Sur le terrain du risque litigieux, la société pourrait aussi étudier de plus près ses clauses de règlement des litiges, s’interroger sur les meilleurs supports contractuels pour les matérialiser et sur l’environnement réglementaire en matière de conventions bilatérales d’investissement. Dans ce domaine également, suivant le type de conflits, il peut être opportun d’élaborer des solutions variables (médiation interne pour des difficultés mineures d’interprétation ou d’application des contrats, arbitrage international régional ou extérieur au continent pour des difficultés plus substantielles).

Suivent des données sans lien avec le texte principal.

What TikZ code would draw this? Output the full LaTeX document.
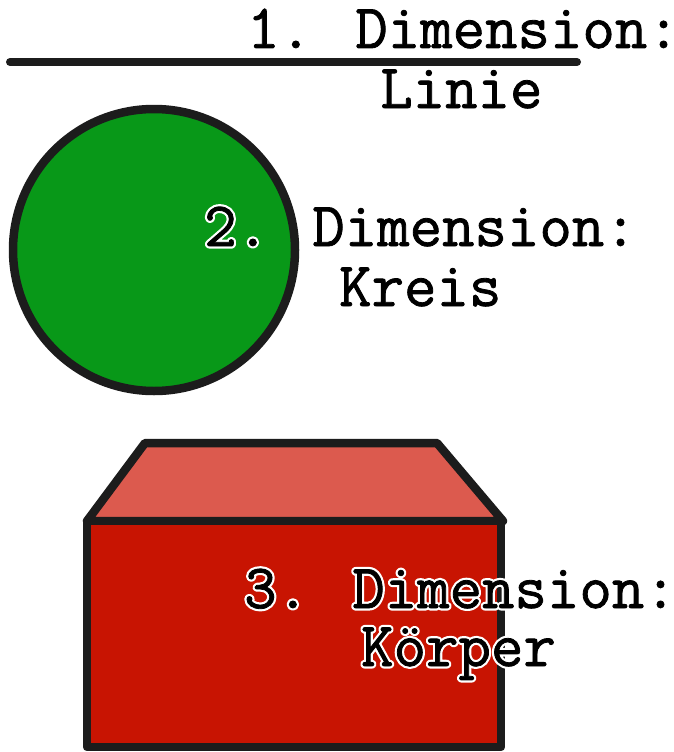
\documentclass[tikz,border=0pt]{standalone}
\definecolor{ink}{RGB}{28,28,28}
\definecolor{kreisgruen}{RGB}{8,152,24}
\definecolor{deckrot}{RGB}{220,90,78}
\definecolor{frontrot}{RGB}{200,20,2}
\tikzset{
  outline/.style={draw=ink, line width=8.5pt, line cap=round, line join=round},
  lbl/.style={anchor=base west, inner sep=0pt, font=\fontsize{63}{63}\selectfont\ttfamily}
}
% text with a stroked white halo behind it, drawn with a slightly heavier black stroke
\newcommand\halo[1]{%
  \rlap{\color{white}\special{pdf:literal direct 1 Tr 5.2 w 1 J 1 j}#1\special{pdf:literal direct 0 Tr}}%
  {\color{black}\special{pdf:literal direct 2 Tr 0.8 w}#1\special{pdf:literal direct 0 Tr}}%
}
\begin{document}
\begin{tikzpicture}[x=1pt, y=-1pt]
  \useasboundingbox (0,0) rectangle (674,752);
  \fill[white] (0,0) rectangle (674,752);

  % 1st dimension: a line
  \draw[outline, line width=8pt] (10,62) -- (577,62);

  % 2nd dimension: a disc
  \draw[outline, fill=kreisgruen] (154,250) ellipse[x radius=141, y radius=141];

  % 3rd dimension: a box
  \draw[outline, fill=deckrot] (87,521) -- (145,443) -- (437,443) -- (503,521) -- cycle;
  \draw[outline, fill=frontrot] (87,521) rectangle (501,747);

  % labels
  \node[lbl] (t1a) at (247,48)  {\halo{1. Dimension:}};
  \node[lbl] (t1b) at (380,108) {\halo{Linie}};
  \node[lbl] (t2a) at (204,246) {\halo{2. Dimension:}};
  \node[lbl] (t2b) at (339,306) {\halo{Kreis}};
  \node[lbl] (t3a) at (244,608) {\halo{3. Dimension:}};
  \node[lbl] (t3b) at (361,666) {\halo{Körper}};
\end{tikzpicture}
\end{document}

La RSE comme instrument de sécurisation
La prise en considération des contraintes RSE dans la relation avec les opérateurs locaux constitue également un outil d’implantation dans la durée. La société qui intègre la dimension humaine, sociale et de développement dans sa démarche productive crée des liens plus profonds avec les autorités locales. Si cette préoccupation n’est pas une garantie de stabilité, elle peut contribuer à sécuriser l’investissement. Pour ce faire, le respect des règles de fonctionnement des sociétés (gouvernance), le reporting et la normalisation comptable, sont de très bons indicateurs de la santé du projet et d’éventuels dysfonctionnements (corruption, abus de pouvoir, etc.). De nombreux groupes internationaux l’ont d’ores et déjà très bien compris en mettant en place des normes de gouvernance à destination de leurs salariés expatriés ou de leurs représentants auprès des organes des filiales locales.